** Given information **
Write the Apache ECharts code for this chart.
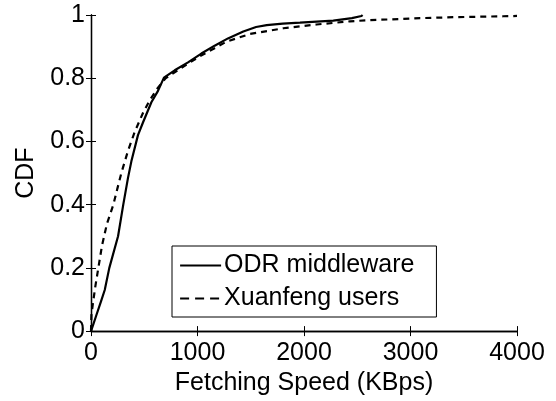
<!DOCTYPE html>
<html>
<head>
<meta charset="utf-8">
<script src="https://cdn.jsdelivr.net/npm/echarts@6/dist/echarts.min.js"></script>
<style>
  html, body { margin: 0; padding: 0; background: #fff; }
  #chart { width: 556px; height: 401px; }
</style>
</head>
<body>
<div id="chart"></div>
<script>
// CDF of fetching speed (KBps)
const odrSpeed = [0, 20, 47, 94, 129, 172, 254, 303, 347, 379, 441, 488, 567, 629, 685, 786, 911, 1036, 1161, 1286, 1430, 1550, 1650, 1800, 1962, 2275, 2450, 2540, 2550];
const odrCdf   = [0, 0.02, 0.047, 0.094, 0.13, 0.2, 0.3, 0.4, 0.484, 0.537, 0.62, 0.66, 0.724, 0.76, 0.802, 0.825, 0.85, 0.878, 0.903, 0.926, 0.948, 0.962, 0.968, 0.973, 0.976, 0.982, 0.99, 0.997, 1.0];

const xfSpeed = [0, 4, 15, 40, 69, 103, 150, 210, 247, 285, 347, 410, 488, 551, 629, 700, 800, 911, 1000, 1100, 1274, 1493, 1806, 2119, 2432, 2620, 2808, 3089, 3403, 3869, 4000];
const xfCdf   = [0, 0.05, 0.08, 0.14, 0.2, 0.27, 0.34, 0.4, 0.45, 0.5, 0.57, 0.63, 0.69, 0.73, 0.77, 0.8, 0.822, 0.846, 0.865, 0.884, 0.916, 0.94, 0.958, 0.97, 0.98, 0.984, 0.986, 0.99, 0.993, 0.996, 0.997];

const xTicks = [0, 1000, 2000, 3000, 4000];
const yTicks = [0, 0.2, 0.4, 0.6, 0.8, 1];

const seriesNames = ['ODR middleware', 'Xuanfeng users'];

const FONT = 'Liberation Sans';
const FS = 25;
const pairs = (xs, ys) => xs.map((x, i) => [x, ys[i]]);

// Frame axes: ticks point inward on all four sides, no grid
const boxAxis = (extra) => Object.assign({
  type: 'value',
  axisLine: { show: true, lineStyle: { color: '#000', width: 1.3 } },
  axisTick: { show: true, inside: true, length: 5, lineStyle: { color: '#000', width: 1 } },
  splitLine: { show: false },
  axisLabel: { show: false }
}, extra);

const chart = echarts.init(document.getElementById('chart'), null, { renderer: 'canvas' });
chart.setOption({
  backgroundColor: '#fff',
  animation: false,
  grid: { left: 91, right: 39, top: 15, bottom: 66, containLabel: false },
  xAxis: [
    boxAxis({
      position: 'bottom', min: xTicks[0], max: xTicks[xTicks.length - 1], interval: 1000,
      name: 'Fetching Speed (KBps)', nameLocation: 'middle', nameGap: 30,
      nameTextStyle: { fontFamily: FONT, fontSize: FS, color: '#000' },
      axisLabel: { show: true, margin: 10, fontFamily: FONT, fontSize: FS, color: '#000',
                   formatter: v => String(v) }
    }),
    boxAxis({ position: 'top', min: xTicks[0], max: xTicks[xTicks.length - 1], interval: 1000 })
  ],
  yAxis: [
    boxAxis({
      position: 'left', min: yTicks[0], max: yTicks[yTicks.length - 1], interval: 0.2,
      name: 'CDF', nameLocation: 'middle', nameGap: 52, nameRotate: 90,
      nameTextStyle: { fontFamily: FONT, fontSize: FS, color: '#000' },
      axisLabel: { show: true, margin: 6, fontFamily: FONT, fontSize: FS, color: '#000',
                   formatter: v => String(+v.toFixed(1)) }
    }),
    boxAxis({ position: 'right', min: yTicks[0], max: yTicks[yTicks.length - 1], interval: 0.2 })
  ],
  legend: {
    data: [
      { name: seriesNames[0] },
      { name: seriesNames[1], lineStyle: { type: [9, 6] } }
    ],
    orient: 'vertical',
    left: 172, top: 246,
    padding: [7, 22, 6, 7],
    itemGap: 8,
    itemWidth: 41,
    itemHeight: 14,
    borderColor: '#000',
    borderWidth: 1,
    borderRadius: 0,
    backgroundColor: '#fff',
    itemStyle: { opacity: 0 },
    lineStyle: { width: 2.2 },
    textStyle: { fontFamily: FONT, fontSize: FS, color: '#000', padding: [0, 0, 0, -2] }
  },
  series: [
    {
      name: seriesNames[0], type: 'line', xAxisIndex: 0, yAxisIndex: 0,
      data: pairs(odrSpeed, odrCdf), showSymbol: false, symbol: 'none',
      lineStyle: { color: '#000', width: 2.2, type: 'solid' },
      itemStyle: { color: '#000' }
    },
    {
      name: seriesNames[1], type: 'line', xAxisIndex: 0, yAxisIndex: 0,
      data: pairs(xfSpeed, xfCdf), showSymbol: false, symbol: 'none',
      lineStyle: { color: '#000', width: 2.2, type: [6, 5] },
      itemStyle: { color: '#000' }
    }
  ]
});
</script>
</body>
</html>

** Directive **
All the material shown above is to be copied exactly, with no pictures carried over.

** Result of this task **
Write the Apache ECharts code for this chart.
<!DOCTYPE html>
<html>
<head>
<meta charset="utf-8">
<script src="https://cdn.jsdelivr.net/npm/echarts@6/dist/echarts.min.js"></script>
<style>
  html, body { margin: 0; padding: 0; background: #fff; }
  #chart { width: 556px; height: 401px; }
</style>
</head>
<body>
<div id="chart"></div>
<script>
// CDF of fetching speed (KBps)
const odrSpeed = [0, 20, 47, 94, 129, 172, 254, 303, 347, 379, 441, 488, 567, 629, 685, 786, 911, 1036, 1161, 1286, 1430, 1550, 1650, 1800, 1962, 2275, 2450, 2540, 2550];
const odrCdf   = [0, 0.02, 0.047, 0.094, 0.13, 0.2, 0.3, 0.4, 0.484, 0.537, 0.62, 0.66, 0.724, 0.76, 0.802, 0.825, 0.85, 0.878, 0.903, 0.926, 0.948, 0.962, 0.968, 0.973, 0.976, 0.982, 0.99, 0.997, 1.0];

const xfSpeed = [0, 4, 15, 40, 69, 103, 150, 210, 247, 285, 347, 410, 488, 551, 629, 700, 800, 911, 1000, 1100, 1274, 1493, 1806, 2119, 2432, 2620, 2808, 3089, 3403, 3869, 4000];
const xfCdf   = [0, 0.05, 0.08, 0.14, 0.2, 0.27, 0.34, 0.4, 0.45, 0.5, 0.57, 0.63, 0.69, 0.73, 0.77, 0.8, 0.822, 0.846, 0.865, 0.884, 0.916, 0.94, 0.958, 0.97, 0.98, 0.984, 0.986, 0.99, 0.993, 0.996, 0.997];

const xTicks = [0, 1000, 2000, 3000, 4000];
const yTicks = [0, 0.2, 0.4, 0.6, 0.8, 1];

const seriesNames = ['ODR middleware', 'Xuanfeng users'];

const FONT = 'Liberation Sans';
const FS = 25;
const pairs = (xs, ys) => xs.map((x, i) => [x, ys[i]]);

// Frame axes: ticks point inward on all four sides, no grid
const boxAxis = (extra) => Object.assign({
  type: 'value',
  axisLine: { show: true, lineStyle: { color: '#000', width: 1.3 } },
  axisTick: { show: true, inside: true, length: 5, lineStyle: { color: '#000', width: 1 } },
  splitLine: { show: false },
  axisLabel: { show: false }
}, extra);

const chart = echarts.init(document.getElementById('chart'), null, { renderer: 'canvas' });
chart.setOption({
  backgroundColor: '#fff',
  animation: false,
  grid: { left: 91, right: 39, top: 15, bottom: 66, containLabel: false },
  xAxis: [
    boxAxis({
      position: 'bottom', min: xTicks[0], max: xTicks[xTicks.length - 1], interval: 1000,
      name: 'Fetching Speed (KBps)', nameLocation: 'middle', nameGap: 30,
      nameTextStyle: { fontFamily: FONT, fontSize: FS, color: '#000' },
      axisLabel: { show: true, margin: 10, fontFamily: FONT, fontSize: FS, color: '#000',
                   formatter: v => String(v) }
    }),
    boxAxis({ position: 'top', min: xTicks[0], max: xTicks[xTicks.length - 1], interval: 1000 })
  ],
  yAxis: [
    boxAxis({
      position: 'left', min: yTicks[0], max: yTicks[yTicks.length - 1], interval: 0.2,
      name: 'CDF', nameLocation: 'middle', nameGap: 52, nameRotate: 90,
      nameTextStyle: { fontFamily: FONT, fontSize: FS, color: '#000' },
      axisLabel: { show: true, margin: 6, fontFamily: FONT, fontSize: FS, color: '#000',
                   formatter: v => String(+v.toFixed(1)) }
    }),
    boxAxis({ position: 'right', min: yTicks[0], max: yTicks[yTicks.length - 1], interval: 0.2 })
  ],
  legend: {
    data: [
      { name: seriesNames[0] },
      { name: seriesNames[1], lineStyle: { type: [9, 6] } }
    ],
    orient: 'vertical',
    left: 172, top: 246,
    padding: [7, 22, 6, 7],
    itemGap: 8,
    itemWidth: 41,
    itemHeight: 14,
    borderColor: '#000',
    borderWidth: 1,
    borderRadius: 0,
    backgroundColor: '#fff',
    itemStyle: { opacity: 0 },
    lineStyle: { width: 2.2 },
    textStyle: { fontFamily: FONT, fontSize: FS, color: '#000', padding: [0, 0, 0, -2] }
  },
  series: [
    {
      name: seriesNames[0], type: 'line', xAxisIndex: 0, yAxisIndex: 0,
      data: pairs(odrSpeed, odrCdf), showSymbol: false, symbol: 'none',
      lineStyle: { color: '#000', width: 2.2, type: 'solid' },
      itemStyle: { color: '#000' }
    },
    {
      name: seriesNames[1], type: 'line', xAxisIndex: 0, yAxisIndex: 0,
      data: pairs(xfSpeed, xfCdf), showSymbol: false, symbol: 'none',
      lineStyle: { color: '#000', width: 2.2, type: [6, 5] },
      itemStyle: { color: '#000' }
    }
  ]
});
</script>
</body>
</html>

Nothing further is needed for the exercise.